Using the well know and reliable chassis of the PzKfw 38 (t) along with the equally reliable Pak 39/L48 anti-tank gun of 75mm, the German Army had what turned into an outstanding vehicle. In April of 1944, production started on what was called the SdKfz 138/2 'Hetzer'. In addition to the 75mm anti-tank gun, it carried a 7.92mm machine gun. Forward armor was 60mm in thickness. This 16 ton vehicle was powered by a 6-cylinder Praha engine of 160 hp. In all, a total of 2849 Hetzers were built and used extensively by the German Army.


Once more, a theme on the Panzer 38 (t) chassis, though in this case, there is much less of it than with other similar kits.  In fact, if you look at the sprues, you'll find that only the suspension and tracks are from the other 38 (t) variations. All new on this one is the hull and the gun parts. You'll see that two different mantlets are provided, though only one is used on this early variant. You can pretty well count on at least one more boxing of the Hetzer. In fact, many of the parts on the lower right sprue are not for this varation.

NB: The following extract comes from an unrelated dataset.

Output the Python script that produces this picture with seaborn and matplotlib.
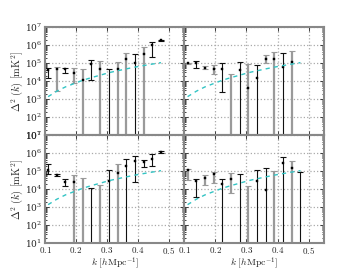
import numpy as np
import pandas as pd
import seaborn as sns
import matplotlib.pyplot as plt
from matplotlib.ticker import FuncFormatter, LogLocator, NullFormatter

sns.set_style("ticks")
plt.rcParams['font.family'] = ['DejaVu Serif']
plt.rcParams['mathtext.fontset'] = 'cm'

# k bins shared by all panels
k = [0.110, 0.138, 0.166, 0.194, 0.222, 0.250, 0.278, 0.306, 0.334, 0.362, 0.390, 0.418, 0.446, 0.474]

# theory / noise curve (dashed cyan)
theory = [1.35e3, 2.7e3, 4.7e3, 7.2e3, 1.1e4, 1.55e4, 2.1e4, 2.9e4, 3.7e4, 4.7e4, 5.9e4, 7.2e4, 8.7e4, 1.05e5]

BOT = 0.5  # lower bound below axis floor
OUT = 5.0  # value below axis floor (marker not visible)
nan = np.nan

# top-left
tl_val = [4.1e4, 4.8e4, 4.5e4, 2.9e4, 1.15e4, 8.5e4, 4.7e4, OUT, 4.7e4, 1.65e5, 1.05e5, 3.2e5, 1.0e6, 1.8e6]
tl_hi = [5.0e4, 6.3e4, 5.2e4, 5.0e4, 4.5e4, 1.5e5, 1.35e5, 4.5e4, 1.2e5, 3.5e5, 3.3e5, 7.4e5, 1.55e6, 2.0e6]
tl_lo = [1.4e4, 2.9e3, 2.9e4, 7.4e3, BOT, 1.2e4, BOT, BOT, BOT, BOT, BOT, BOT, 2.1e5, 1.65e6]
tl_gray = [0, 1, 0, 1, 1, 0, 1, 0, 1, 1, 0, 1, 0, 0]

# top-right
tr_val = [9.5e4, 1.05e5, 5.5e4, 4.7e4, 4.7e4, OUT, 4.1e4, 4.1e3, 1.55e4, 1.65e5, 1.65e5, 5.8e4, 1.15e5, nan]
tr_hi = [1.05e5, 1.35e5, 6.8e4, 7.4e4, 9.5e4, 2.3e4, 1.2e5, 8.5e4, 7.4e4, 2.7e5, 3.9e5, 3.6e5, 4.5e5, nan]
tr_lo = [8.7e4, 5.5e4, 4.5e4, 2.3e4, 2.6e3, BOT, BOT, BOT, BOT, 9.5e4, BOT, BOT, BOT, nan]
tr_gray = [1, 0, 1, 1, 0, 1, 0, 1, 0, 1, 1, 0, 1, 0]

# bottom-left
bl_val = [1.2e5, 6.0e4, 2.3e4, 2.6e4, OUT, OUT, OUT, 2.9e4, 7.4e4, 2.0e5, 3.7e5, 3.3e5, 4.5e5, 1.15e6]
bl_hi = [2.3e5, 6.6e4, 3.5e4, 6.0e4, 3.9e4, 1.1e4, 1.65e4, 1.2e5, 2.45e5, 4.5e5, 6.6e5, 4.1e5, 8.7e5, 1.25e6]
bl_lo = [6.6e4, 5.5e4, 1.5e4, BOT, BOT, BOT, BOT, BOT, BOT, BOT, 2.6e4, 1.6e5, 1.9e5, 1.0e6]
bl_gray = [0, 0, 0, 1, 1, 0, 1, 0, 1, 0, 0, 0, 0, 0]

# bottom-right
br_val = [1.15e5, 2.9e4, 4.3e4, 6.8e4, 1.9e4, 3.6e4, OUT, OUT, 2.9e4, 8.7e3, OUT, 2.7e5, 1.4e5, OUT]
br_hi = [1.3e5, 3.7e4, 6.0e4, 9.1e4, 3.6e4, 7.4e4, 6.6e4, 1.5e4, 1.2e5, 1.4e5, 1.05e5, 5.8e5, 3.5e5, 8.7e4]
br_lo = [3.2e4, 3.5e3, 1.65e4, 2.1e4, BOT, 6.3e3, BOT, BOT, BOT, BOT, BOT, BOT, BOT, BOT]
br_gray = [1, 0, 1, 1, 0, 1, 0, 1, 0, 0, 1, 0, 1, 0]

panels = [
    (tl_val, tl_hi, tl_lo, tl_gray),
    (tr_val, tr_hi, tr_lo, tr_gray),
    (bl_val, bl_hi, bl_lo, bl_gray),
    (br_val, br_hi, br_lo, br_gray),
]

fig, axes = plt.subplots(2, 2, figsize=(3.6, 2.7), dpi=100, sharex=True, sharey=True)
fig.subplots_adjust(left=0.125, right=0.9, top=0.9, bottom=0.1, wspace=0, hspace=0)

for ax, (val, hi, lo, gray) in zip(axes.flat, panels):
    df = pd.DataFrame({"k": k, "val": val, "hi": hi, "lo": lo, "gray": gray})
    for g, col, lw in [(1, '#9a9a9a', 1.6), (0, '#111111', 0.8)]:
        d = df[(df["gray"] == g) & df["val"].notna()]
        ax.errorbar(d["k"], d["val"], yerr=[d["val"] - d["lo"], d["hi"] - d["val"]],
                    fmt='none', ecolor=col, elinewidth=lw, capsize=2, capthick=0.8, zorder=2)
    sns.scatterplot(data=df.dropna(), x="k", y="val", marker='s', s=2.5, color='black',
                    edgecolor='black', linewidth=0.3, ax=ax, zorder=3)
    sns.lineplot(x=k, y=theory, ax=ax, color='#33c4c4', linewidth=1.0,
                 linestyle=(0, (3, 3)), zorder=4)
    ax.set_yscale('log')
    ax.set_xlim(0.1, 0.55)
    ax.set_ylim(10, 1e7)
    ax.set_xticks([0.1, 0.2, 0.3, 0.4, 0.5])
    ax.yaxis.set_major_locator(LogLocator(base=10, numticks=10))
    ax.yaxis.set_minor_locator(LogLocator(base=10, subs=np.arange(2, 10), numticks=10))
    ax.yaxis.set_minor_formatter(NullFormatter())
    ax.xaxis.set_major_formatter(FuncFormatter(lambda v, p: f'${v:.1f}$'))
    ax.grid(True, which='major', linestyle=':', color='#aaaaaa', linewidth=0.9)
    ax.tick_params(which='both', direction='in', top=True, right=True, labelsize=6.5,
                   width=0.6, color='#222222', pad=2)
    ax.tick_params(axis='x', pad=1.5)
    ax.tick_params(which='major', length=3)
    ax.tick_params(which='minor', length=1.5)
    for s in ax.spines.values():
        s.set_color('#888888')
        s.set_linewidth(1.5)
    ax.set_xlabel("")
    ax.set_ylabel("")

for ax in axes[:, 0]:
    ax.set_ylabel(r'$\Delta^2\ (k)\ [\mathrm{mK}^2]$', fontsize=7.5, labelpad=0)
for ax in axes[1, :]:
    ax.set_xlabel(r'$k\ [h\mathrm{Mpc}^{-1}]$', fontsize=7, labelpad=-1)

fig.savefig('out.png', dpi=100)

The parts on both the older and new sprues are very well detailed, especially for this scale. I found no issues with sink areas or flash or ejector pin towers. This last item has been quite prominent on some of the older kits. Parts are well molded and the plastic seems a bit less soft than their green, but I won't really know if this is the case until the kit is built.

The kit also supplies a small etched fret. This is for a stowage box, a machine gun shield, muffler shield and a few other small straps.

Instructions are quite good, providing well drawn construction steps and giving color information in Humbrol and generic terms. I find UM's instructions a tad busy, but if one pays attention, there should be no problems. Markings are provided for three machines, all from the 1944/45 time period. They are in mostly Panzer Yellow and Panzer Green in a disruptive camo scheme. All are a bit different and the painting drawings are of a great deal of help. The decals are fairly well done, though just a tad off register when it comes to what seems to be the Russian Army of Liberation flags. The clear carrier is a bit large, but they should provide little difficulty.


To my knowledge, this is the first Hetzer in this scale, though I'm sure I'll have e-mails if that isn't so! It is a neat little vehicle that will find a lot of eager buyers, especially at what is a most reasonable price.